Financial Planning and Analysis

What Happens If a House Doesn’t Appraise?

Facing a low home appraisal? Explore the financial impacts and your options as a buyer or seller to keep your real estate deal on track.

A home appraisal is an impartial assessment that estimates a property’s market value. This evaluation is a standard part of real estate transactions, especially when a mortgage lender is involved, as it helps determine the appropriate loan amount. The appraised value directly influences how much a lender is willing to finance, ensuring the loan aligns with the property’s actual worth. When a home appraises for less than the agreed-upon purchase price, it creates an appraisal gap, challenging both buyers and sellers.

Immediate Financial Impact

A low appraisal directly impacts the buyer’s mortgage loan, affecting the loan-to-value (LTV) ratio. Lenders base their maximum loan amount on the appraised value, not the purchase price, to mitigate financial risk. For instance, if a home is under contract for $300,000 but appraises at $290,000, a lender offering 80% LTV would only finance $232,000 (80% of $290,000), rather than $240,000 (80% of $300,000). The buyer must address this $8,000 shortfall.

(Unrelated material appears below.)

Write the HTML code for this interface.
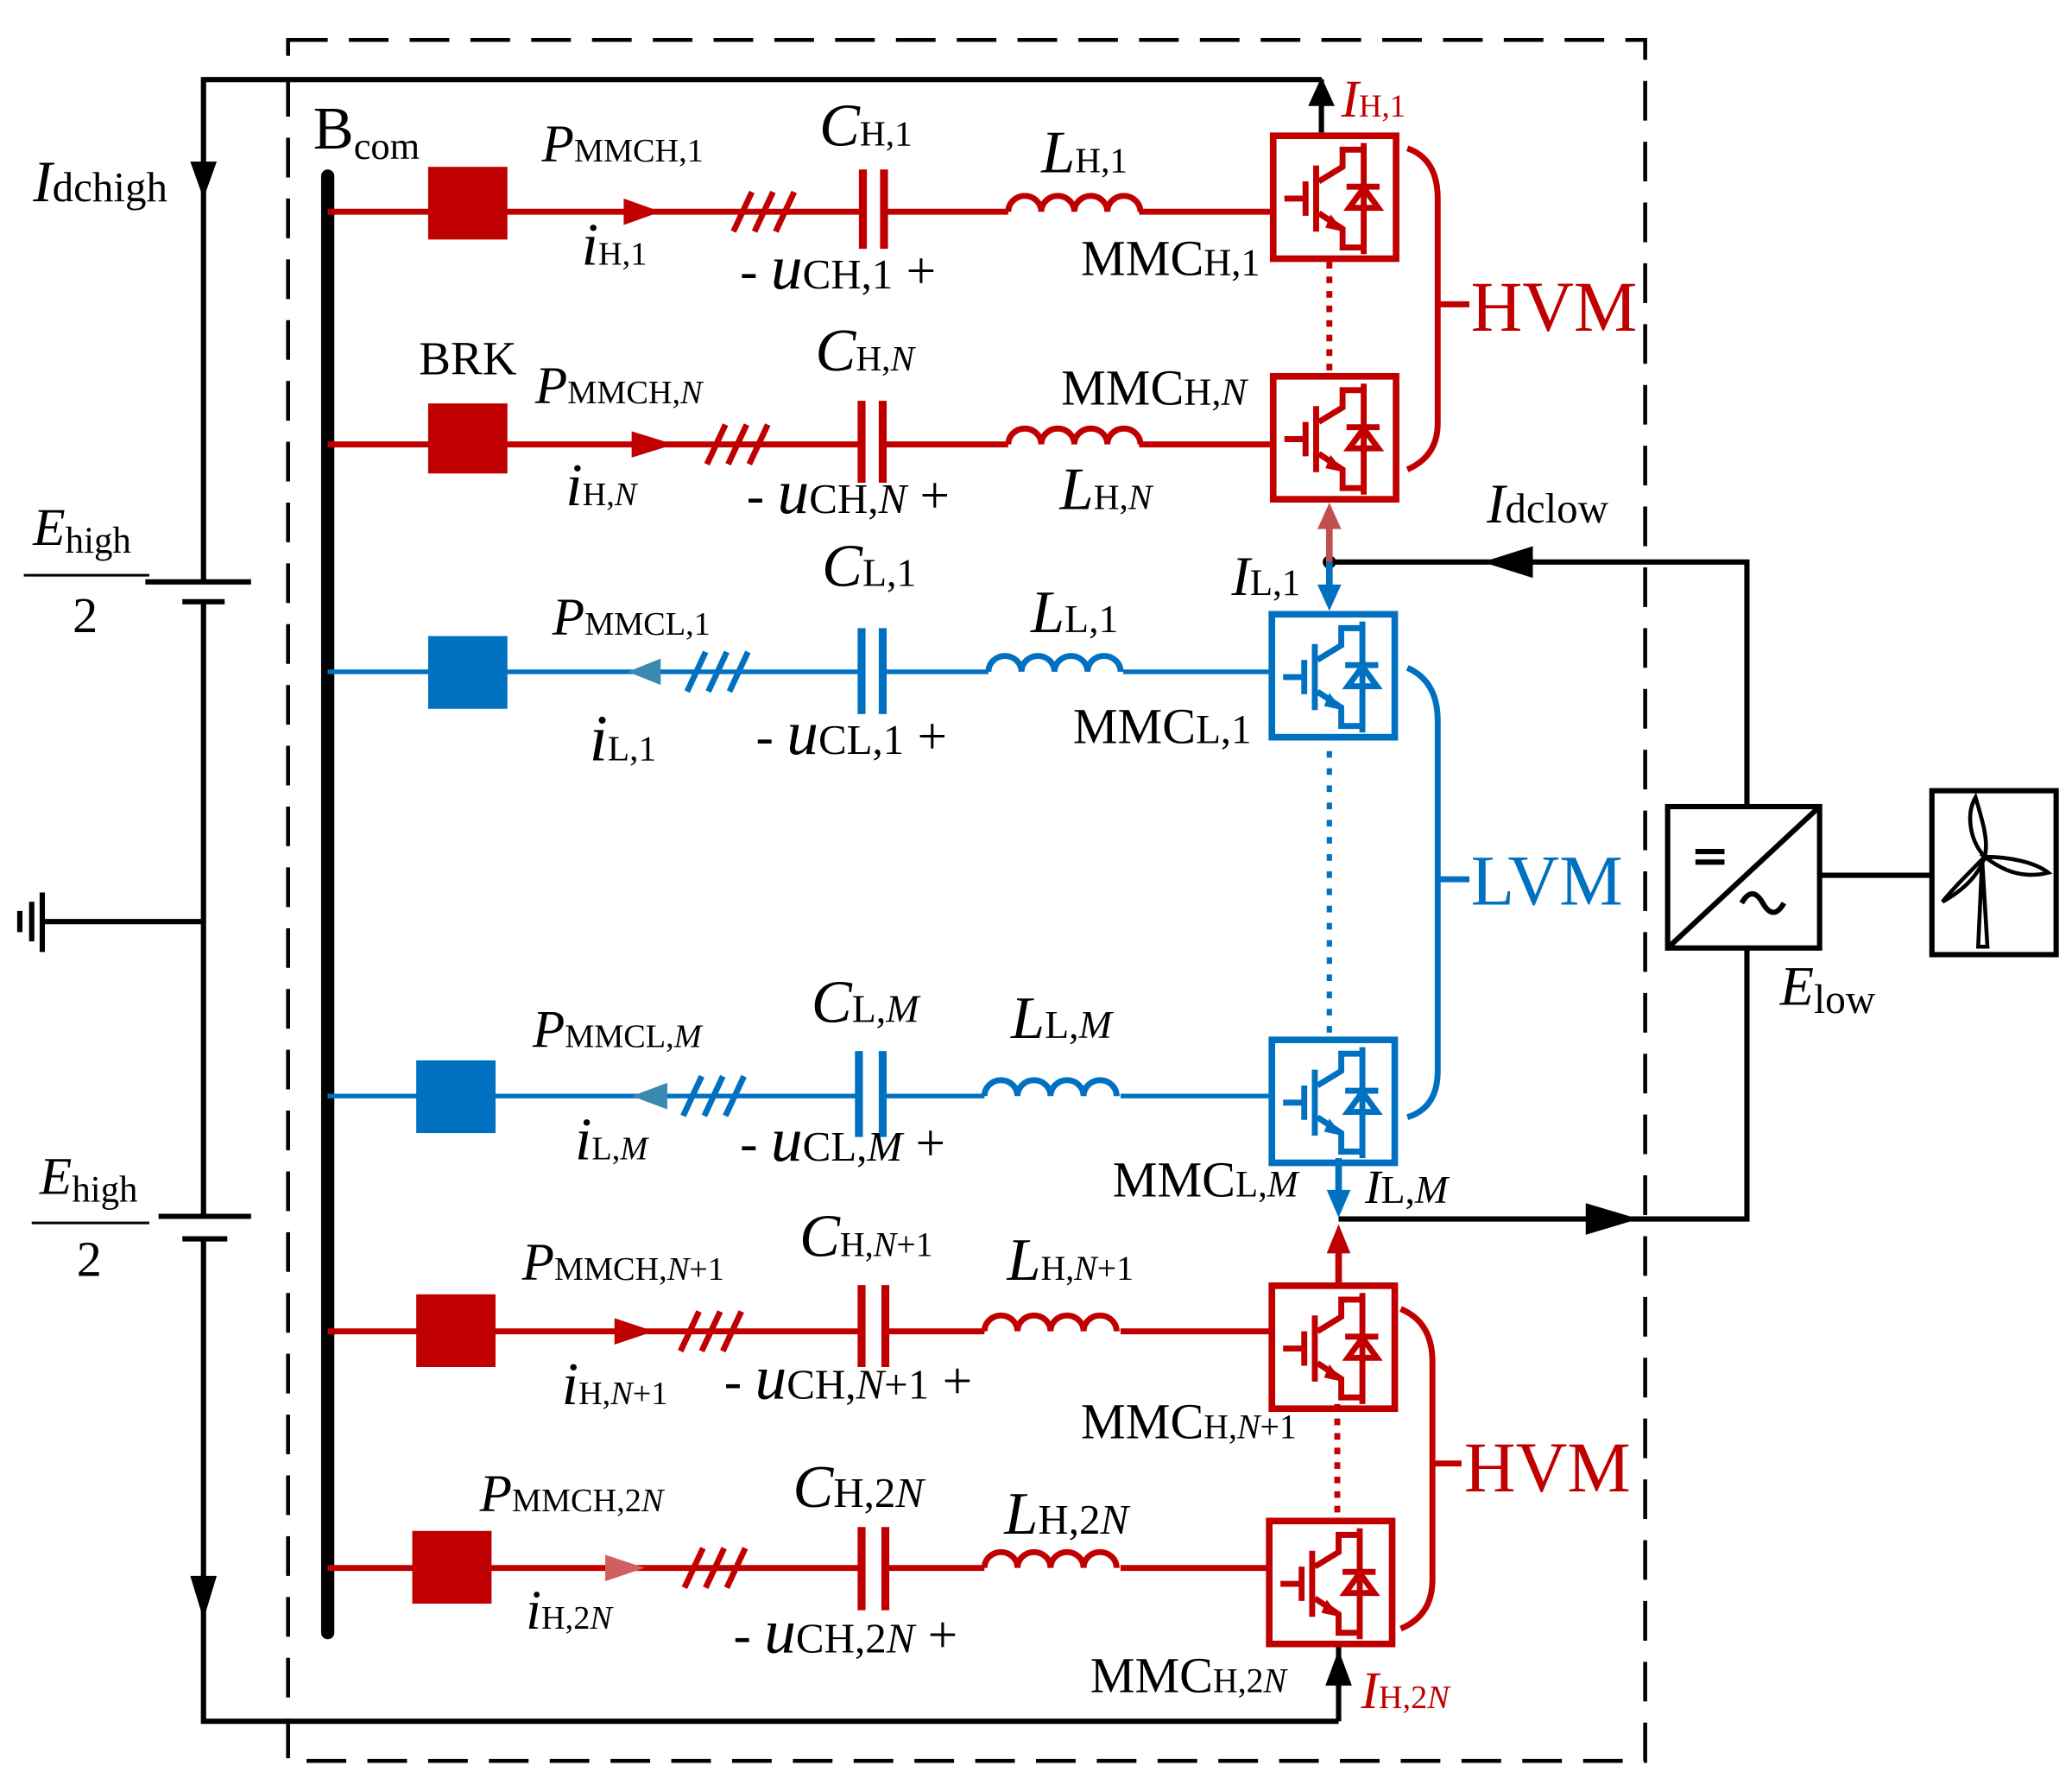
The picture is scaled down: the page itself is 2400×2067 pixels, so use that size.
<!DOCTYPE html>
<html><head><meta charset="utf-8"><style>
html,body{margin:0;padding:0;background:#fff}
svg{display:block}
text{font-family:"Liberation Serif",serif}
.r{color:#c00000}.b{color:#0070c0}
</style></head><body>
<svg width="2400" height="2067" viewBox="0 0 1568 1350" xmlns="http://www.w3.org/2000/svg">
<defs>
<g id="m" fill="none" stroke="currentColor">
<rect x="2.5" y="2.5" width="93" height="93" stroke-width="5"/>
<path d="M11,50 H26 M27,37 V63 M35,25 V75 M37,37 L55,26 V13 H71 M37,61 L55,73 V87 H71 M71,8 V92 M58,41 H83" stroke-width="4.5"/>
<polygon points="71,42 60,57 82,57" stroke-width="4.5"/>
<polygon points="56,75 46,62 42,72" fill="currentColor" stroke="none"/>
</g>
<g id="ind" fill="none" stroke="currentColor" stroke-width="4.5">
<path d="M0,0 a12.5,12 0 0 1 25,0 a12.5,12 0 0 1 25,0 a12.5,12 0 0 1 25,0 a12.5,12 0 0 1 25,0"/>
</g>
<g id="sl" stroke="currentColor" stroke-width="4.5">
<path d="M0,15 L14,-15 M16,15 L30,-15 M32,15 L46,-15"/>
</g>
</defs>

<rect x="218" y="30" width="1027" height="1302" fill="none" stroke="#000" stroke-width="3" stroke-dasharray="30,16"/>

<g stroke="#000" stroke-width="4" fill="none">
<path d="M154,440 V60 H1000 M154,455 V920 M154,937 V1302 H1013"/>
<path d="M110,440 H190 M138,455 H170 M120,920 H190 M138,937 H172" stroke-width="4"/>
<path d="M32,697 H154 M32,675 V720 M24,682 V712 M15,689 V705"/>
<path d="M1000,100 V60 M1013,1245 V1302"/>
<path d="M18,435 H113 M24,925 H113" stroke-width="2"/>
</g>
<polygon points="144,122 164,122 154,150" fill="#000"/>
<polygon points="144,1192 164,1192 154,1225" fill="#000"/>
<polygon points="990,80 1010,80 1000,58" fill="#000"/>
<polygon points="1003,1275 1023,1275 1013,1248" fill="#000"/>
<line x1="248" y1="133" x2="248" y2="1235" stroke="#000" stroke-width="10" stroke-linecap="round"/>

<g stroke="#000" stroke-width="4" fill="none">
<path d="M1006,425 H1322 V610 M1322,717 V922 H1013 M1377,662 H1462"/>
<rect x="1262" y="610" width="115" height="107"/>
<path d="M1262,717 L1377,610"/>
<path d="M1283,644 H1305 M1283,652 H1305"/>
<path d="M1318,683 q8,-14 16,0 t16,0" />
<rect x="1462" y="598" width="94" height="124"/>
<path d="M1497,716 L1500,650 L1504,716 Z" stroke-width="3"/>
<path d="M1502,648 C1490,635 1488,615 1495,603 C1500,620 1505,635 1502,648 Z M1502,648 C1520,648 1540,652 1550,660 C1530,665 1515,658 1502,648 Z M1502,648 C1490,660 1478,672 1470,682 C1488,672 1498,660 1502,648 Z" stroke-width="3"/>
</g>
<polygon points="1160,413 1160,437 1122,425" fill="#000"/>
<polygon points="1200,910 1200,934 1240,922" fill="#000"/>
<circle cx="1006" cy="425" r="5" fill="#000"/>
<line x1="1006" y1="425" x2="1006" y2="395" stroke="#c0504d" stroke-width="5"/>
<polygon points="997,400 1015,400 1006,380" fill="#c0504d"/>
<line x1="1006" y1="425" x2="1006" y2="448" stroke="#0070c0" stroke-width="5"/>
<polygon points="997,442 1015,442 1006,462" fill="#0070c0"/>
<line x1="1013" y1="876" x2="1013" y2="905" stroke="#0070c0" stroke-width="5"/>
<polygon points="1004,900 1022,900 1013,921" fill="#0070c0"/>
<line x1="1013" y1="970" x2="1013" y2="945" stroke="#c00000" stroke-width="5"/>
<polygon points="1004,948 1022,948 1013,926" fill="#c00000"/>

<g class="r" stroke="currentColor" fill="none" stroke-width="4.5">
<path d="M248,160 H653 M669,160 H763 M862,160 H962"/>
<path d="M653,128 V188 M669,128 V188" stroke-width="6"/>
<path d="M248,336 H652 M668,336 H763 M862,336 H962"/>
<path d="M652,303 V365 M668,303 V365" stroke-width="6"/>
<path d="M248,1007 H652 M670,1007 H745 M848,1007 H962"/>
<path d="M652,972 V1034 M670,972 V1034" stroke-width="6"/>
<path d="M248,1186 H652 M670,1186 H745 M848,1186 H962"/>
<path d="M652,1155 V1218 M670,1155 V1218" stroke-width="6"/>
<path d="M1006,198 V282 M1012,1062 V1150" stroke-dasharray="5,6"/>
<path d="M1065,112 Q1088,120 1088,150 V320 Q1088,345 1065,355 M1088,230 H1112"/>
<path d="M1060,990 Q1084,1000 1084,1030 V1195 Q1084,1222 1060,1232 M1084,1107 H1106"/>
</g>
<g class="b" stroke="currentColor" fill="none" stroke-width="3.5">
<path d="M248,508 H652 M668,508 H748 M850,508 H960"/>
<path d="M652,475 V540 M668,475 V540" stroke-width="6"/>
<path d="M248,829 H650 M668,829 H745 M848,829 H960"/>
<path d="M650,795 V860 M668,795 V860" stroke-width="6"/>
<path d="M1006,555 V786" stroke-dasharray="5,8" stroke-width="4"/>
<path d="M1065,505 Q1088,515 1088,545 V810 Q1088,838 1065,845 M1088,665 H1112" stroke-width="4.5"/>
</g>
<g fill="#c00000">
<rect x="324" y="126" width="60" height="55"/><rect x="324" y="305" width="60" height="53"/>
<rect x="315" y="979" width="60" height="55"/><rect x="312" y="1158" width="60" height="55"/>
<polygon points="472,150 472,170 500,160"/><polygon points="478,326 478,346 510,336"/>
<polygon points="465,997 465,1017 495,1007"/><polygon points="458,1176 458,1196 488,1186" fill="#d06060"/>
</g>
<g fill="#0070c0">
<rect x="324" y="481" width="60" height="55"/><rect x="315" y="802" width="60" height="55"/>
<polygon points="500,498 500,518 475,508" fill="#3a8ab0"/><polygon points="505,819 505,839 478,829" fill="#3a8ab0"/>
</g>
<use href="#sl" x="555" y="160" class="r"/>
<use href="#sl" x="535" y="336" class="r"/>
<use href="#sl" x="520" y="508" class="b"/>
<use href="#sl" x="517" y="829" class="b"/>
<use href="#sl" x="515" y="1007" class="r"/>
<use href="#sl" x="518" y="1186" class="r"/>
<use href="#ind" x="763" y="160" class="r"/>
<use href="#ind" x="763" y="336" class="r"/>
<use href="#ind" x="748" y="508" class="b"/>
<use href="#ind" x="745" y="829" class="b"/>
<use href="#ind" x="745" y="1007" class="r"/>
<use href="#ind" x="745" y="1186" class="r"/>
<use href="#m" x="961" y="100" class="r"/>
<use href="#m" x="961" y="282" class="r"/>
<use href="#m" x="960" y="462" class="b"/>
<use href="#m" x="960" y="784" class="b"/>
<use href="#m" x="960" y="970" class="r"/>
<use href="#m" x="958" y="1148" class="r"/>

<g font-size="40" fill="#000">
<text x="25" y="152"><tspan font-style="italic" font-size="44">I</tspan><tspan font-size="32">dchigh</tspan></text>
<text x="237" y="112" font-size="46">B<tspan font-size="29" dy="8">com</tspan></text>
<text x="25" y="412"><tspan font-style="italic">E</tspan><tspan font-size="28" dy="6">high</tspan></text>
<text x="55" y="478" font-size="38">2</text>
<text x="30" y="903"><tspan font-style="italic">E</tspan><tspan font-size="28" dy="6">high</tspan></text>
<text x="58" y="965" font-size="38">2</text>

<text x="410" y="122"><tspan font-style="italic">P</tspan><tspan font-size="25">MMCH,1</tspan></text>
<text x="440" y="200" font-size="46"><tspan font-style="italic">i</tspan><tspan font-size="25">H,1</tspan></text>
<text x="620" y="110" font-size="46"><tspan font-style="italic">C</tspan><tspan font-size="27">H,1</tspan></text>
<text x="560" y="218" font-size="40">- <tspan font-style="italic" font-size="48">u</tspan><tspan font-size="32">CH,1</tspan> +</text>
<text x="788" y="130" font-size="46"><tspan font-style="italic">L</tspan><tspan font-size="27">H,1</tspan></text>
<text x="818" y="208" font-size="38">MMC<tspan font-size="29">H,1</tspan></text>
<text x="1015" y="88" font-size="40" fill="#c00000"><tspan font-style="italic">I</tspan><tspan font-size="24">H,1</tspan></text>

<text x="317" y="283" font-size="36">BRK</text>
<text x="405" y="305"><tspan font-style="italic">P</tspan><tspan font-size="25">MMCH,<tspan font-style="italic">N</tspan></tspan></text>
<text x="617" y="280" font-size="46"><tspan font-style="italic">C</tspan><tspan font-size="27">H,<tspan font-style="italic">N</tspan></tspan></text>
<text x="428" y="382" font-size="46"><tspan font-style="italic">i</tspan><tspan font-size="25">H,<tspan font-style="italic">N</tspan></tspan></text>
<text x="565" y="388" font-size="40">- <tspan font-style="italic" font-size="48">u</tspan><tspan font-size="32">CH,<tspan font-style="italic">N</tspan></tspan> +</text>
<text x="803" y="306" font-size="38">MMC<tspan font-size="29">H,<tspan font-style="italic">N</tspan></tspan></text>
<text x="802" y="385" font-size="46"><tspan font-style="italic">L</tspan><tspan font-size="27">H,<tspan font-style="italic">N</tspan></tspan></text>
<text x="1125" y="395" font-size="42"><tspan font-style="italic">I</tspan><tspan font-size="32">dclow</tspan></text>

<text x="932" y="450" font-size="42"><tspan font-style="italic">I</tspan><tspan font-size="28">L,1</tspan></text>
<text x="622" y="443" font-size="46"><tspan font-style="italic">C</tspan><tspan font-size="30">L,1</tspan></text>
<text x="418" y="480"><tspan font-style="italic">P</tspan><tspan font-size="25">MMCL,1</tspan></text>
<text x="780" y="478" font-size="46"><tspan font-style="italic">L</tspan><tspan font-size="30">L,1</tspan></text>
<text x="446" y="575" font-size="50"><tspan font-style="italic">i</tspan><tspan font-size="27">L,1</tspan></text>
<text x="572" y="570" font-size="40">- <tspan font-style="italic" font-size="48">u</tspan><tspan font-size="32">CL,1</tspan> +</text>
<text x="812" y="562" font-size="38">MMC<tspan font-size="31">L,1</tspan></text>

<text x="1347" y="760" font-size="42"><tspan font-style="italic">E</tspan><tspan font-size="31" dy="6">low</tspan></text>

<text x="403" y="792"><tspan font-style="italic">P</tspan><tspan font-size="25">MMCL,<tspan font-style="italic">M</tspan></tspan></text>
<text x="614" y="773" font-size="46"><tspan font-style="italic">C</tspan><tspan font-size="30">L,<tspan font-style="italic">M</tspan></tspan></text>
<text x="765" y="785" font-size="46"><tspan font-style="italic">L</tspan><tspan font-size="30">L,<tspan font-style="italic">M</tspan></tspan></text>
<text x="435" y="877" font-size="46"><tspan font-style="italic">i</tspan><tspan font-size="25">L,<tspan font-style="italic">M</tspan></tspan></text>
<text x="560" y="878" font-size="40">- <tspan font-style="italic" font-size="48">u</tspan><tspan font-size="32">CL,<tspan font-style="italic">M</tspan></tspan> +</text>
<text x="842" y="905" font-size="38">MMC<tspan font-size="28">L,<tspan font-style="italic">M</tspan></tspan></text>
<text x="1033" y="910" font-size="36"><tspan font-style="italic">I</tspan><tspan font-size="30">L,<tspan font-style="italic">M</tspan></tspan></text>

<text x="395" y="968"><tspan font-style="italic">P</tspan><tspan font-size="25">MMCH,<tspan font-style="italic">N</tspan>+1</tspan></text>
<text x="605" y="950" font-size="46"><tspan font-style="italic">C</tspan><tspan font-size="26">H,<tspan font-style="italic">N</tspan>+1</tspan></text>
<text x="762" y="968" font-size="46"><tspan font-style="italic">L</tspan><tspan font-size="26">H,<tspan font-style="italic">N</tspan>+1</tspan></text>
<text x="425" y="1062" font-size="46"><tspan font-style="italic">i</tspan><tspan font-size="25">H,<tspan font-style="italic">N</tspan>+1</tspan></text>
<text x="548" y="1058" font-size="40">- <tspan font-style="italic" font-size="48">u</tspan><tspan font-size="32">CH,<tspan font-style="italic">N</tspan>+1</tspan> +</text>
<text x="818" y="1088" font-size="38">MMC<tspan font-size="26">H,<tspan font-style="italic">N</tspan>+1</tspan></text>

<text x="363" y="1143"><tspan font-style="italic">P</tspan><tspan font-size="25">MMCH,2<tspan font-style="italic">N</tspan></tspan></text>
<text x="600" y="1140" font-size="46"><tspan font-style="italic">C</tspan><tspan font-size="32">H,2<tspan font-style="italic">N</tspan></tspan></text>
<text x="760" y="1160" font-size="46"><tspan font-style="italic">L</tspan><tspan font-size="32">H,2<tspan font-style="italic">N</tspan></tspan></text>
<text x="398" y="1232" font-size="42"><tspan font-style="italic">i</tspan><tspan font-size="25">H,2<tspan font-style="italic">N</tspan></tspan></text>
<text x="555" y="1250" font-size="40">- <tspan font-style="italic" font-size="48">u</tspan><tspan font-size="32">CH,2<tspan font-style="italic">N</tspan></tspan> +</text>
<text x="825" y="1280" font-size="38">MMC<tspan font-size="26">H,2<tspan font-style="italic">N</tspan></tspan></text>
<text x="1030" y="1292" font-size="40" fill="#c00000"><tspan font-style="italic">I</tspan><tspan font-size="25">H,2<tspan font-style="italic">N</tspan></tspan></text>

<text x="1113" y="250" font-size="54" fill="#c00000">HVM</text>
<text x="1113" y="684" font-size="54" fill="#0070c0">LVM</text>
<text x="1108" y="1128" font-size="54" fill="#c00000">HVM</text>
</g>
</svg>
</body></html>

The appraisal contingency clause in the purchase agreement is particularly relevant. This clause allows the buyer to renegotiate terms or withdraw from the contract without losing earnest money if the appraisal falls below a specified value. Without this contingency, the buyer might be obligated to proceed at the original price, potentially forfeiting earnest money if they cannot secure financing or choose to walk away. A lower appraised value can also affect the buyer’s equity position and lead to higher interest rates or private mortgage insurance (PMI) if the down payment percentage decreases.

Buyer Options

When a low appraisal occurs, buyers have several options. One is to cover the appraisal gap with additional cash, increasing their down payment to meet lender requirements. This means bringing extra funds to closing beyond the initial planned down payment and closing costs.

Buyers can also renegotiate the purchase price with the seller to match the appraised value. This is a common solution. If protected by an appraisal contingency, the buyer can walk away from the deal and receive their earnest money back. Buyers might also seek a second appraisal, although lenders may not always accept it, and the buyer typically bears the additional cost.

Seller Options

Sellers also face choices when a home appraises for less than the agreed-upon price. One common response is to lower the sale price to align with the appraised value. This can help keep the transaction on track and avoid the uncertainty of finding a new buyer.

Another possibility is for the seller to offer concessions or credits to the buyer, which can help bridge the appraisal gap without directly reducing the sale price. These might include contributions towards closing costs, which frees up cash for the buyer to cover the difference. The seller could also refuse to lower the price, risking the buyer walking away from the deal, which might necessitate relisting the property. Challenging the appraisal is an option, typically initiated by the lender or the seller’s agent providing supporting data.

Negotiating the Appraisal Difference

Bridging an appraisal gap often involves negotiation between the buyer and seller. A common compromise is to split the difference, where both parties contribute a portion of the shortfall. For example, if there is a $10,000 gap, the buyer might bring an additional $5,000 in cash, and the seller might reduce the price by $5,000.

Sellers can offer various concessions instead of a direct price reduction. These might include covering some of the buyer’s closing costs or funding specific repairs identified during inspections. Such concessions can reduce the buyer’s out-of-pocket expenses, making it easier to cover any remaining appraisal gap. Real estate agents play a role in facilitating these discussions, providing market insights, and helping parties explore solutions.

Challenging the Appraisal

If a low appraisal is suspected to be inaccurate, a formal challenge, known as a Reconsideration of Value (ROV), can be initiated. This process requires providing evidence to the lender, who then submits the request to the appraiser. Valid grounds for an ROV include factual errors in the appraisal report, such as incorrect square footage or property characteristics, or the appraiser overlooking relevant comparable sales.

To support an ROV, parties should gather comparable sales data from similar properties, especially those that closed recently and were not included in the original report. Documentation of recent home improvements or renovations missed by the appraiser, such as receipts or permits, can also be submitted. A successful ROV is not guaranteed, but presenting strong, objective evidence increases the likelihood of a revised appraisal.